The Taliban have now fought 40 of the richest nations on the planet and are in control of at least two-thirds of Afghanistan’s population. Having the upper hand in the middle east for 19 years for the frenzy they caused, they remain a great threat to many countries apart from their neighbours. Fortunately, this past February, the US and the Taliban Government had signed a peace agreement towards Afghanistan. Now the US and NATO allies could withdraw all troops within 14 months granted that the other militants uphold the deal.
While the Taliban remains a threat to regions past the middle east, their joint efforts with the American government could put an end to the miserable war in Afghanistan. Along with the American troops being released back to their homeland, the American Government agreed to release 5,000 Taliban prisoners. Though the US’s initial promise to defeat the Taliban- talks of both sides stepping off are being in place.

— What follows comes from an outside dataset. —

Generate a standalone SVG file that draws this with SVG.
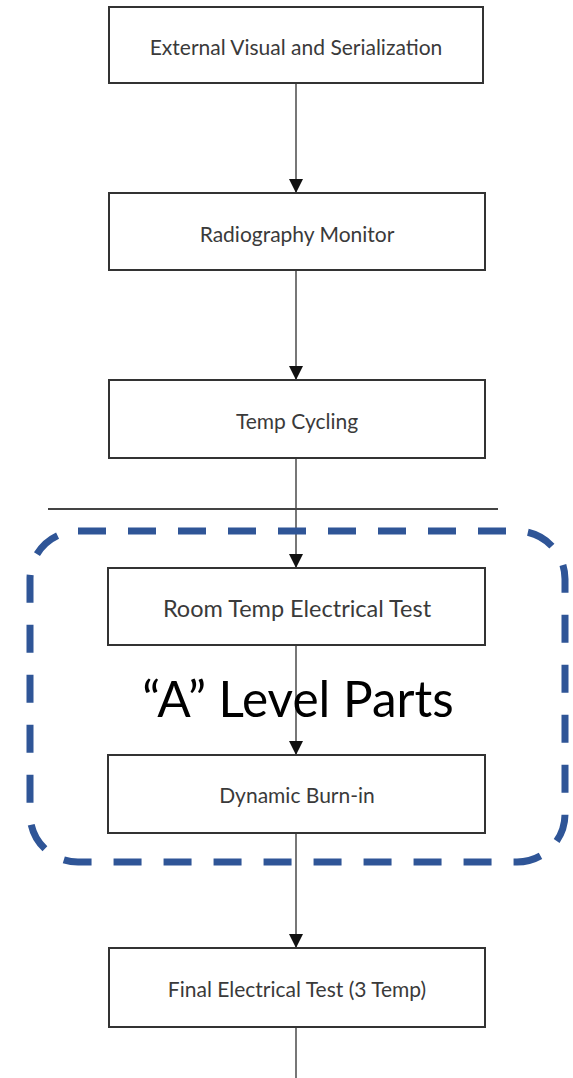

Though this relationship with the Taliban and America comes with its benefits, it always comes with its downfalls. To guarantee any appearance of human rights or democracy in Afghanistan, the US military would have to remain their sine die, placing another generation to fight the longest unwinnable war halfway across the world.
The arguments that took place this past February adds that America is irreproachable in their decision to guarantee these values and assumptions concerning their troop’s presence in Afghanistan. Now the boiling question pops at the surface; Should America use troops to enforce democracy or women’s rights in any country where those are deficient or threatened? Or are they to watch democracy yet fall again so their men can rest?
It is argued for America to continue with the Taliban deal, promising some of their troops back for the next 14 months and the remaining to come back by May 2021. Though it is already in place, the military could go through a painful shakedown during the upcoming elections.
This decision isn’t the same as staying in Afghanistan forever- it means that the US would need to keep thousands of troops in Afghanistan post the agreed date. The hope for the U.S and Afghan soldiers to return safely is becoming more fantasy as they could push the agreed date to be almost five years after the negotiation takes place in November 2020.
The security of the intra-Afghan peace deal remains equivocal until someone from either side takes the first step in achieving a better outcome for both America and Afghans. Until then, the Afghan-American war continues fighting day after day and possibly for another half-decade and the Taliban will continue to puppeteer.
*All arguments made and viewpoints expressed within Youth In Politics and its nominal entities do not necessarily reflect the views of the writers or the organization as a whole.